Marcus Aurelio’s Jiujitsu Lineage
Jiu-jitsu is an ancient martial art whose roots can be traced back to over 2,000 years ago, when it was practiced by Buddhist monks in India. As global commerce and exploration increased, so did the flow of new ideas and technologies, and this helped spread the influence of buddhism and jiu-jitsu to China, and eventually, Japan.
From Japan, several renowned Japanese jiu-jitsu teachers moved to Brazil and established their own jiu-jitsu lineages, many of which now extend from Brazil, all the way to the US and beyond.
However, most people who’ve heard of jiu-jitsu only know about Count Koma’s lineage, the jiu-jitsu legend who helped found the Gracie dynasty when he first took the young Carlos Gracie under his wing. But unbeknownst to most people, Count Koma wasn’t the only martial artist that came to Brazil from Japan. Takeo Yano, Soshihiro Satake, Kazuo Yoshida, and Isao Okano each established their own separate lineages in different parts of Brazil, and there were many others besides them who helped shape the sport into what it has become today.
But the lineage of interest for today’s post is our very own Master Marcus “Maximus” Aurélio’s. One’s jiu-jitsu lineage is one of the first things people look up when trying to decide on which jiu-jitsu instructor to learn under, so here it is:
Master Marcus belongs to the Takeo Yano lineage. Yano taught jiu-jitsu in the state of Pernambuco, in the Northeast of Brazil. Unlike Mitsuyo Maeda (“Count Koma”), Yano didn’t practice Jigoro Kano’s Kodokan style, which was geared towards a clinical grappling approach. Yano practiced at the Butoku-kai, a school where the style of jiu-jitsu taught was better suited to hand-to-hand combat and a vale-tudo (“anything goes”) no holds-barred style of fighting. He’s credited with beating several formidable opponents, such as Valdemar Santana.
Francisco Sá was born in the remote town of Senador Pompeu. He became acquainted with jiu-jitsu when the Gracies moved into the state of Ceará in the 1940s, but earned his black belt under Takeo Yano in Recife. He moved closer to home to be near his family and established the well respected “Central Ringue Club” which was later renamed the “Academia Professor Sá”.
Sá was crowned the Cearense Champion (1958), as well as the Cearense Luta Livre Champion (1960), and his son “Sázinho”, went on to become a great teacher in his own right.
Francisco Sá “Sazinho”
Francisco Sá (junior) was born on March 13, 1964 in Fortaleza – Brazil, and was the firstborn son of Master Francisco Sá (9th degree red belt in jiu jitsu).

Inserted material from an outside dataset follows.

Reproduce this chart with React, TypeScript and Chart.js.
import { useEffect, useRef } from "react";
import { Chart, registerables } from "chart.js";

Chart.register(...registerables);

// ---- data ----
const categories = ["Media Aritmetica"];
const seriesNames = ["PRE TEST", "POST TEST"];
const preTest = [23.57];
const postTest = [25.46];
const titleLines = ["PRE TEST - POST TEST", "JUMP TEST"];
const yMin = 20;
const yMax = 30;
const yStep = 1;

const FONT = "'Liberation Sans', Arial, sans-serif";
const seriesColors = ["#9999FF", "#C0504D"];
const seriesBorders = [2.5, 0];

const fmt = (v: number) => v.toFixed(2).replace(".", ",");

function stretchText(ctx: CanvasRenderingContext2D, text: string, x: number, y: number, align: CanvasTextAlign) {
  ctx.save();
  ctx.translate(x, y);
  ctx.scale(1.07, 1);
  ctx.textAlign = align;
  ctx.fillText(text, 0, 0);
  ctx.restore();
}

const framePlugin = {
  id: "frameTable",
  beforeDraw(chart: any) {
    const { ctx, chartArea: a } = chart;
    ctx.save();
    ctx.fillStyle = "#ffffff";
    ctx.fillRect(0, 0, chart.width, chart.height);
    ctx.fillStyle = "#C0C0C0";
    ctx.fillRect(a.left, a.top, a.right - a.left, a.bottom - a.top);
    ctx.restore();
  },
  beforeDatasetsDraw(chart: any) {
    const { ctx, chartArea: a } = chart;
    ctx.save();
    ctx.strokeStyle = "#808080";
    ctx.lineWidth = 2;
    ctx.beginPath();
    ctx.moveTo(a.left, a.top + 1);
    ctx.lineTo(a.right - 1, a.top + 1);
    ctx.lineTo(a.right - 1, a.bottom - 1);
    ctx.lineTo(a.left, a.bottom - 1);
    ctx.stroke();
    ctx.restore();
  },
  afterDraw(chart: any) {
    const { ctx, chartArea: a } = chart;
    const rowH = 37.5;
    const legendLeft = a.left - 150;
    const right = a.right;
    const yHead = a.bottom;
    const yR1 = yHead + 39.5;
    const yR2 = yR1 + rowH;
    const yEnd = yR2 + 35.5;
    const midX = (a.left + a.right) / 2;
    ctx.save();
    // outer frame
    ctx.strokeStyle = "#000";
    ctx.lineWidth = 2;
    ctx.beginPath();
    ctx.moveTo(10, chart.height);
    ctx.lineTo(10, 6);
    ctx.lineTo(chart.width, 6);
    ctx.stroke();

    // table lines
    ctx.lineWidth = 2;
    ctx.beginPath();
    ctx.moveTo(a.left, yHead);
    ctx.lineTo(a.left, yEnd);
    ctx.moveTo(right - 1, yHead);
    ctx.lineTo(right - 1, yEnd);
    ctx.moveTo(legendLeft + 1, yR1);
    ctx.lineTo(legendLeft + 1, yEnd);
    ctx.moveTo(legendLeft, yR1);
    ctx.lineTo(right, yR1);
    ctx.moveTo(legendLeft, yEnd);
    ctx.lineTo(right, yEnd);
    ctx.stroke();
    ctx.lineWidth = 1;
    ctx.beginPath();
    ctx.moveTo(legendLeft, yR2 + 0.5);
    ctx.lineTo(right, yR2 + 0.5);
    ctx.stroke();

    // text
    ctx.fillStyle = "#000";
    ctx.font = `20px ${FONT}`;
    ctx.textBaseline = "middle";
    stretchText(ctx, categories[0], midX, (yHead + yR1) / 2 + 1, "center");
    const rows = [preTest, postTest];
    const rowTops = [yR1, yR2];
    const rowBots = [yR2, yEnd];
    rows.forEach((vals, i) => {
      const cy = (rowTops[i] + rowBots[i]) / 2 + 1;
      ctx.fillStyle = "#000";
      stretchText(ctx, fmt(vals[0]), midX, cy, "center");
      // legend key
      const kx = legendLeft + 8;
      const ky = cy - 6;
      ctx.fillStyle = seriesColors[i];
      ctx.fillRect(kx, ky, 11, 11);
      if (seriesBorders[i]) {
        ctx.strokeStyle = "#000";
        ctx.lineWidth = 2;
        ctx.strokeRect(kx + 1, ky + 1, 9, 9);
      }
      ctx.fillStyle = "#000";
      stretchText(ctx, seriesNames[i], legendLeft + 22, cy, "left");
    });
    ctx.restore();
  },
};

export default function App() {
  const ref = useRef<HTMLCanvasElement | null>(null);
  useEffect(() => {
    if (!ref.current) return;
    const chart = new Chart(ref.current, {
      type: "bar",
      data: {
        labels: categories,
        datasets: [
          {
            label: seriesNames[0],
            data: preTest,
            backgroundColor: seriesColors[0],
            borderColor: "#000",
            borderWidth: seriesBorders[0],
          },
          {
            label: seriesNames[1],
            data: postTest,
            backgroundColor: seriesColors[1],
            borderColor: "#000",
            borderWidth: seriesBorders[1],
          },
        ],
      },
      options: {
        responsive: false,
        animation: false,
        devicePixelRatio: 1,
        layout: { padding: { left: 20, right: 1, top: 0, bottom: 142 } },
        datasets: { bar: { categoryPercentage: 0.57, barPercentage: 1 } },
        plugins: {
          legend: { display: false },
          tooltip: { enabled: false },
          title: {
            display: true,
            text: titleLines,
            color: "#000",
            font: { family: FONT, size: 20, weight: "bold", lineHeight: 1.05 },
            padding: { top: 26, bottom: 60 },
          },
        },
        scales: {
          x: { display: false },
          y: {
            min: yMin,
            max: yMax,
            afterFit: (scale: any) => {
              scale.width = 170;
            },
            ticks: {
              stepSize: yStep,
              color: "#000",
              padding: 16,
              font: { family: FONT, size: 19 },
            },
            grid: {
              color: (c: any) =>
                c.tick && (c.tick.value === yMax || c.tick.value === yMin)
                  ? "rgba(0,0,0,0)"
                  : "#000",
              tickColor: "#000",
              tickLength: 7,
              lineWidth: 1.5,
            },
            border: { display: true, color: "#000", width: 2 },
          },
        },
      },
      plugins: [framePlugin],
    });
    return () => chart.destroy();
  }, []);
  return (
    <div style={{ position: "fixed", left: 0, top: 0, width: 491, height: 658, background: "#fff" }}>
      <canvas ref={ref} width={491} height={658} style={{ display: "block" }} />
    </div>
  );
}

In the 1990s the Sá academy (led by Sázinho’s father at the time) was the only grappling institution that remained in the area. Sázinho was instrumental in preserving jiu-jitsu in his hometown of Fortaleza. He revitalized the sport in the North by organizing federations and tournaments such as the Copa Kron tournaments and the Confederação Brasileira de Lutas Profissionais (CBLP). By doing this, Sázinho helped connect isolated jiu-jitsu gyms in the area, forging a jiu-jitsu stronghold in the North that has kept the sport alive within the region until today.

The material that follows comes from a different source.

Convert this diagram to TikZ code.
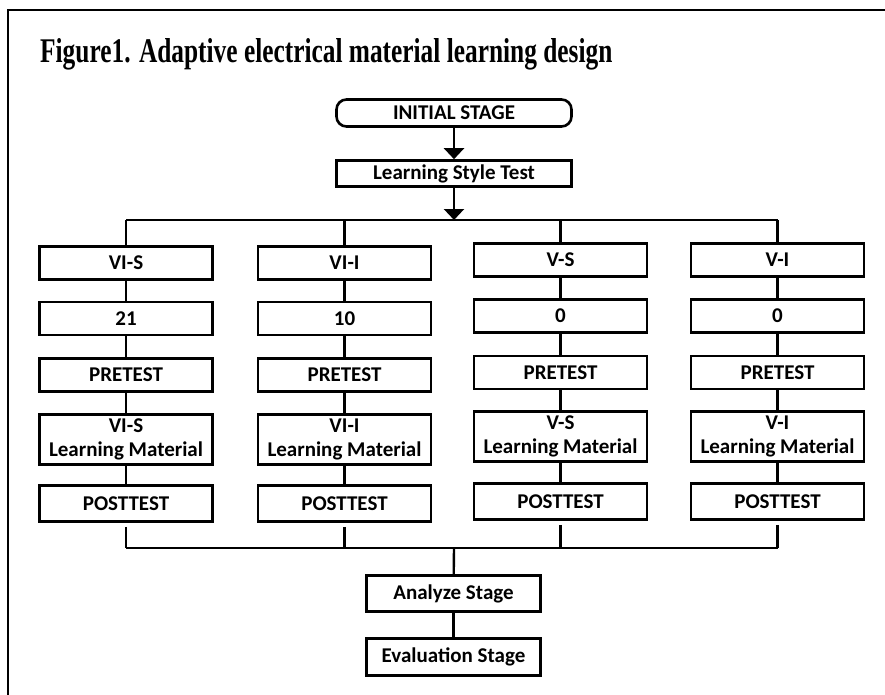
\documentclass[tikz,border=0pt]{standalone}
\usepackage{fontspec}
\setmainfont{Liberation Serif}
\newfontfamily\boxfont{Carlito}
\usetikzlibrary{arrows.meta}
\begin{document}
\begin{tikzpicture}[x=1pt,y=-1pt,
  box/.style={draw, line width=2.6pt, minimum width=173pt, minimum height=33pt,
    inner sep=0pt, align=center, font=\boxfont\bfseries\fontsize{21}{24}\selectfont},
  lmbox/.style={box, minimum height=50pt},
  ptbox/.style={box, minimum height=36pt},
  topbox/.style={box, minimum width=235pt, minimum height=27pt},
  endbox/.style={box, minimum width=174pt, minimum height=36pt},
  conn/.style={line width=2.4pt},
  arr/.style={conn, -{Triangle[width=20pt,length=11pt]}},
  frame/.style={line width=1.2pt}
]
\useasboundingbox (0,0) rectangle (885,695);
\draw[frame] (8,695) -- (8,10) -- (885,10);

\node[anchor=base west, inner sep=0pt] (title) at (40,63)
  {\resizebox{572pt}{24pt}{\bfseries Figure1. Adaptive electrical material learning design}};

\node[topbox, rounded corners=10pt] (init) at (454,113) {INITIAL STAGE};
\node[topbox, minimum height=26pt] (lst) at (454,173.5) {Learning Style Test};
\coordinate (br) at (454,220);

% column 1
\node[box] (a1) at (126,263) {VI-S};
\node[box] (a2) at (126,318.5) {21};
\node[box] (a3) at (126,375) {PRETEST};
\node[lmbox] (a4) at (126,439.5) {VI-S\\Learning Material};
\node[ptbox] (a5) at (126,503.5) {POSTTEST};
% column 2
\node[box] (b1) at (344.5,263) {VI-I};
\node[box] (b2) at (344.5,318.5) {10};
\node[box] (b3) at (344.5,375) {PRETEST};
\node[lmbox] (b4) at (344.5,439.5) {VI-I\\Learning Material};
\node[ptbox] (b5) at (344.5,503.5) {POSTTEST};
% column 3
\node[box] (c1) at (560.5,260) {V-S};
\node[box] (c2) at (560.5,316) {0};
\node[box] (c3) at (560.5,372.5) {PRETEST};
\node[lmbox] (c4) at (560.5,436.5) {V-S\\Learning Material};
\node[ptbox] (c5) at (560.5,501.5) {POSTTEST};
% column 4
\node[box] (d1) at (777.5,260) {V-I};
\node[box] (d2) at (777.5,316) {0};
\node[box] (d3) at (777.5,372.5) {PRETEST};
\node[lmbox] (d4) at (777.5,436.5) {V-I\\Learning Material};
\node[ptbox] (d5) at (777.5,501.5) {POSTTEST};

\coordinate (jn) at (454,548);
\node[endbox] (ana) at (453.5,593.5) {Analyze Stage};
\node[endbox, minimum height=37pt] (eva) at (453.5,657) {Evaluation Stage};

% arrows at top
\draw[arr] (init) -- (lst);
\draw[arr] (lst) -- (br);
\draw[conn] (a1.north |- br) -- (d1.north |- br);
\foreach \c in {a,b,c,d} {
  \draw[conn] (\c1.north |- br) -- (\c1.north);
  \draw[conn] (\c1) -- (\c2);
  \draw[conn] (\c2) -- (\c3);
  \draw[conn] (\c3) -- (\c4);
  \draw[conn] (\c4) -- (\c5);
  \draw[conn, shorten <=4pt] (\c5.south) -- (\c5.south |- jn);
}
\draw[conn] (a5.south |- jn) -- (d5.south |- jn);
\draw[conn] (jn) -- (ana);
\draw[conn] (ana) -- (eva);
\end{tikzpicture}
\end{document}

Due to his extraordinary business and teaching acumen, Sazinho was able to produce exceptional fighters, many of who went on to make great names for themselves, including our very own Master Marcus.
Marcus “Maximus” Aurélio
A former UFC Champion, Master Marcus has also won PRIDE Bushido (an illustrious MMA tournament in Japan, where he won against the then undefeated Lightweight Takanori Gomi). He is best known for having never been submitted in an MMA competition, as well as performing one of the fastest submissions in current UFC history (13.8 seconds). He signed with the UFC in 2008, and has been a two-time Pan American Champion, Brazilian Champion, and World Champion fighter. Having practiced the art of Brazilian Jiu-jitsu for thirty-six years and counting, Master Marcus is a formidable opponent, and an even better teacher.